* [STORED DATA]:

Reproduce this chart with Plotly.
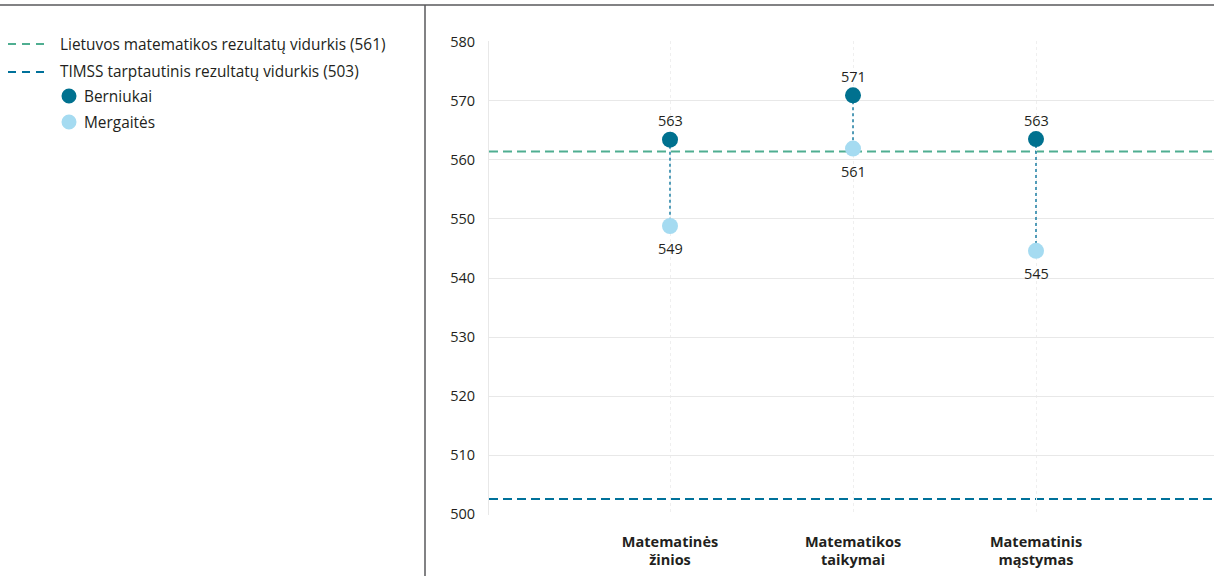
import plotly.graph_objects as go

categories = ["Matematinės<br>žinios", "Matematikos<br>taikymai", "Matematinis<br>mąstymas"]
boys = [563.4, 570.9, 563.5]
girls = [548.8, 561.9, 544.6]
boys_labels = ["563", "571", "563"]
girls_labels = ["549", "561", "545"]
lt_avg = 561.4
timss_avg = 502.6
series_names = ["Lietuvos matematikos rezultatų vidurkis (561)",
                "TIMSS tarptautinis rezultatų vidurkis (503)",
                "Berniukai", "Mergaitės"]

C_BOY = "#00718f"
C_GIRL = "#a5dbf1"
C_LT = "#4fae91"
C_TIMSS = "#00719a"
C_CONN = "#1b7ea3"
TXT = "#231f20"
FONT = "Open Sans"

W, H = 1214, 576
L, R, T, B = 489, 0, 41, 61
PW, PH = W - L - R, H - T - B

def px(x):
    return (x - L) / PW

def py(y):
    return (H - B - y) / PH

xs = list(range(len(categories)))
fig = go.Figure()

for i in xs:
    fig.add_trace(go.Scatter(x=[i, i], y=[boys[i], girls[i]], mode="lines",
                             line=dict(color=C_CONN, width=1.5, dash="3px,3px"),
                             showlegend=False, hoverinfo="skip"))

fig.add_trace(go.Scatter(x=xs, y=girls, mode="markers",
                         marker=dict(size=16, color=C_GIRL), name=series_names[3],
                         showlegend=False))
fig.add_trace(go.Scatter(x=xs, y=boys, mode="markers",
                         marker=dict(size=16, color=C_BOY), name=series_names[2],
                         showlegend=False))

annotations = []
for i in xs:
    annotations.append(dict(x=i, y=boys[i], xref="x", yref="y", text=boys_labels[i],
                            showarrow=False, yshift=19, yanchor="middle",
                            font=dict(family=FONT, size=14.5, color=TXT)))
    annotations.append(dict(x=i, y=girls[i], xref="x", yref="y", text=girls_labels[i],
                            showarrow=False, yshift=-23, yanchor="middle",
                            font=dict(family=FONT, size=14.5, color=TXT)))

shapes = [
    dict(type="line", xref="paper", yref="y", x0=0, x1=1, y0=lt_avg, y1=lt_avg,
         line=dict(color=C_LT, width=2, dash="9px,5px"), layer="below"),
    dict(type="line", xref="paper", yref="y", x0=0, x1=1, y0=timss_avg, y1=timss_avg,
         line=dict(color=C_TIMSS, width=2, dash="9px,5px"), layer="below"),
    # frame lines
    dict(type="line", xref="paper", yref="paper", x0=px(0), x1=px(W), y0=py(5), y1=py(5),
         line=dict(color="#58595b", width=1.5)),
    dict(type="line", xref="paper", yref="paper", x0=px(425), x1=px(425), y0=py(5), y1=py(H),
         line=dict(color="#58595b", width=1.5)),
]

# manual legend
legend_lines = [(series_names[0], C_LT, 44), (series_names[1], C_TIMSS, 72)]
for name, col, yy in legend_lines:
    shapes.append(dict(type="line", xref="paper", yref="paper", x0=px(8), x1=px(46),
                       y0=py(yy), y1=py(yy), line=dict(color=col, width=2, dash="8px,6px")))
    annotations.append(dict(xref="paper", yref="paper", x=px(58), y=py(yy), text=name,
                            showarrow=False, xanchor="left", yanchor="middle",
                            font=dict(family=FONT, size=15.4, color=TXT)))
legend_marks = [(series_names[2], C_BOY, 96), (series_names[3], C_GIRL, 122)]
for name, col, yy in legend_marks:
    shapes.append(dict(type="circle", xref="paper", yref="paper", x0=px(61.5), x1=px(76.5),
                       y0=py(yy + 7.5), y1=py(yy - 7.5), fillcolor=col, line=dict(width=0)))
    annotations.append(dict(xref="paper", yref="paper", x=px(82), y=py(yy), text=name,
                            showarrow=False, xanchor="left", yanchor="middle",
                            font=dict(family=FONT, size=15.4, color=TXT)))

fig.update_layout(
    width=W, height=H,
    margin=dict(l=L, r=R, t=T, b=B, pad=0),
    paper_bgcolor="white", plot_bgcolor="white",
    showlegend=False,
    shapes=shapes, annotations=annotations,
    font=dict(family=FONT, size=14, color=TXT),
)
fig.update_xaxes(range=[-(670 - L) / 183, 2 + (W - 1036) / 183],
                 tickvals=xs, ticktext=[f"<b>{c}</b>" for c in categories],
                 tickfont=dict(family=FONT, size=14.5, color=TXT),
                 showgrid=True, gridcolor="#efefef", griddash="dot", gridwidth=1,
                 zeroline=False, showline=False, ticks="", ticklabelstandoff=16)
fig.update_yaxes(range=[499.9, 580.1], tickvals=list(range(500, 581, 10)),
                 tickfont=dict(family=FONT, size=14.5, color=TXT),
                 showgrid=True, gridcolor="#e8e8e8", gridwidth=1.2,
                 zeroline=False, showline=True, linecolor="#e8e8e8", linewidth=1.2,
                 ticks="", ticklabelstandoff=10)

fig.write_html("out.html", config={"displayModeBar": False},
               post_script="document.body.style.margin='0';")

* [DO THIS]: Leaving out the pictures, repeat the data above exactly.

* [THE RESULT]:
Reproduce this chart with Plotly.
import plotly.graph_objects as go

categories = ["Matematinės<br>žinios", "Matematikos<br>taikymai", "Matematinis<br>mąstymas"]
boys = [563.4, 570.9, 563.5]
girls = [548.8, 561.9, 544.6]
boys_labels = ["563", "571", "563"]
girls_labels = ["549", "561", "545"]
lt_avg = 561.4
timss_avg = 502.6
series_names = ["Lietuvos matematikos rezultatų vidurkis (561)",
                "TIMSS tarptautinis rezultatų vidurkis (503)",
                "Berniukai", "Mergaitės"]

C_BOY = "#00718f"
C_GIRL = "#a5dbf1"
C_LT = "#4fae91"
C_TIMSS = "#00719a"
C_CONN = "#1b7ea3"
TXT = "#231f20"
FONT = "Open Sans"

W, H = 1214, 576
L, R, T, B = 489, 0, 41, 61
PW, PH = W - L - R, H - T - B

def px(x):
    return (x - L) / PW

def py(y):
    return (H - B - y) / PH

xs = list(range(len(categories)))
fig = go.Figure()

for i in xs:
    fig.add_trace(go.Scatter(x=[i, i], y=[boys[i], girls[i]], mode="lines",
                             line=dict(color=C_CONN, width=1.5, dash="3px,3px"),
                             showlegend=False, hoverinfo="skip"))

fig.add_trace(go.Scatter(x=xs, y=girls, mode="markers",
                         marker=dict(size=16, color=C_GIRL), name=series_names[3],
                         showlegend=False))
fig.add_trace(go.Scatter(x=xs, y=boys, mode="markers",
                         marker=dict(size=16, color=C_BOY), name=series_names[2],
                         showlegend=False))

annotations = []
for i in xs:
    annotations.append(dict(x=i, y=boys[i], xref="x", yref="y", text=boys_labels[i],
                            showarrow=False, yshift=19, yanchor="middle",
                            font=dict(family=FONT, size=14.5, color=TXT)))
    annotations.append(dict(x=i, y=girls[i], xref="x", yref="y", text=girls_labels[i],
                            showarrow=False, yshift=-23, yanchor="middle",
                            font=dict(family=FONT, size=14.5, color=TXT)))

shapes = [
    dict(type="line", xref="paper", yref="y", x0=0, x1=1, y0=lt_avg, y1=lt_avg,
         line=dict(color=C_LT, width=2, dash="9px,5px"), layer="below"),
    dict(type="line", xref="paper", yref="y", x0=0, x1=1, y0=timss_avg, y1=timss_avg,
         line=dict(color=C_TIMSS, width=2, dash="9px,5px"), layer="below"),
    # frame lines
    dict(type="line", xref="paper", yref="paper", x0=px(0), x1=px(W), y0=py(5), y1=py(5),
         line=dict(color="#58595b", width=1.5)),
    dict(type="line", xref="paper", yref="paper", x0=px(425), x1=px(425), y0=py(5), y1=py(H),
         line=dict(color="#58595b", width=1.5)),
]

# manual legend
legend_lines = [(series_names[0], C_LT, 44), (series_names[1], C_TIMSS, 72)]
for name, col, yy in legend_lines:
    shapes.append(dict(type="line", xref="paper", yref="paper", x0=px(8), x1=px(46),
                       y0=py(yy), y1=py(yy), line=dict(color=col, width=2, dash="8px,6px")))
    annotations.append(dict(xref="paper", yref="paper", x=px(58), y=py(yy), text=name,
                            showarrow=False, xanchor="left", yanchor="middle",
                            font=dict(family=FONT, size=15.4, color=TXT)))
legend_marks = [(series_names[2], C_BOY, 96), (series_names[3], C_GIRL, 122)]
for name, col, yy in legend_marks:
    shapes.append(dict(type="circle", xref="paper", yref="paper", x0=px(61.5), x1=px(76.5),
                       y0=py(yy + 7.5), y1=py(yy - 7.5), fillcolor=col, line=dict(width=0)))
    annotations.append(dict(xref="paper", yref="paper", x=px(82), y=py(yy), text=name,
                            showarrow=False, xanchor="left", yanchor="middle",
                            font=dict(family=FONT, size=15.4, color=TXT)))

fig.update_layout(
    width=W, height=H,
    margin=dict(l=L, r=R, t=T, b=B, pad=0),
    paper_bgcolor="white", plot_bgcolor="white",
    showlegend=False,
    shapes=shapes, annotations=annotations,
    font=dict(family=FONT, size=14, color=TXT),
)
fig.update_xaxes(range=[-(670 - L) / 183, 2 + (W - 1036) / 183],
                 tickvals=xs, ticktext=[f"<b>{c}</b>" for c in categories],
                 tickfont=dict(family=FONT, size=14.5, color=TXT),
                 showgrid=True, gridcolor="#efefef", griddash="dot", gridwidth=1,
                 zeroline=False, showline=False, ticks="", ticklabelstandoff=16)
fig.update_yaxes(range=[499.9, 580.1], tickvals=list(range(500, 581, 10)),
                 tickfont=dict(family=FONT, size=14.5, color=TXT),
                 showgrid=True, gridcolor="#e8e8e8", gridwidth=1.2,
                 zeroline=False, showline=True, linecolor="#e8e8e8", linewidth=1.2,
                 ticks="", ticklabelstandoff=10)

fig.write_html("out.html", config={"displayModeBar": False},
               post_script="document.body.style.margin='0';")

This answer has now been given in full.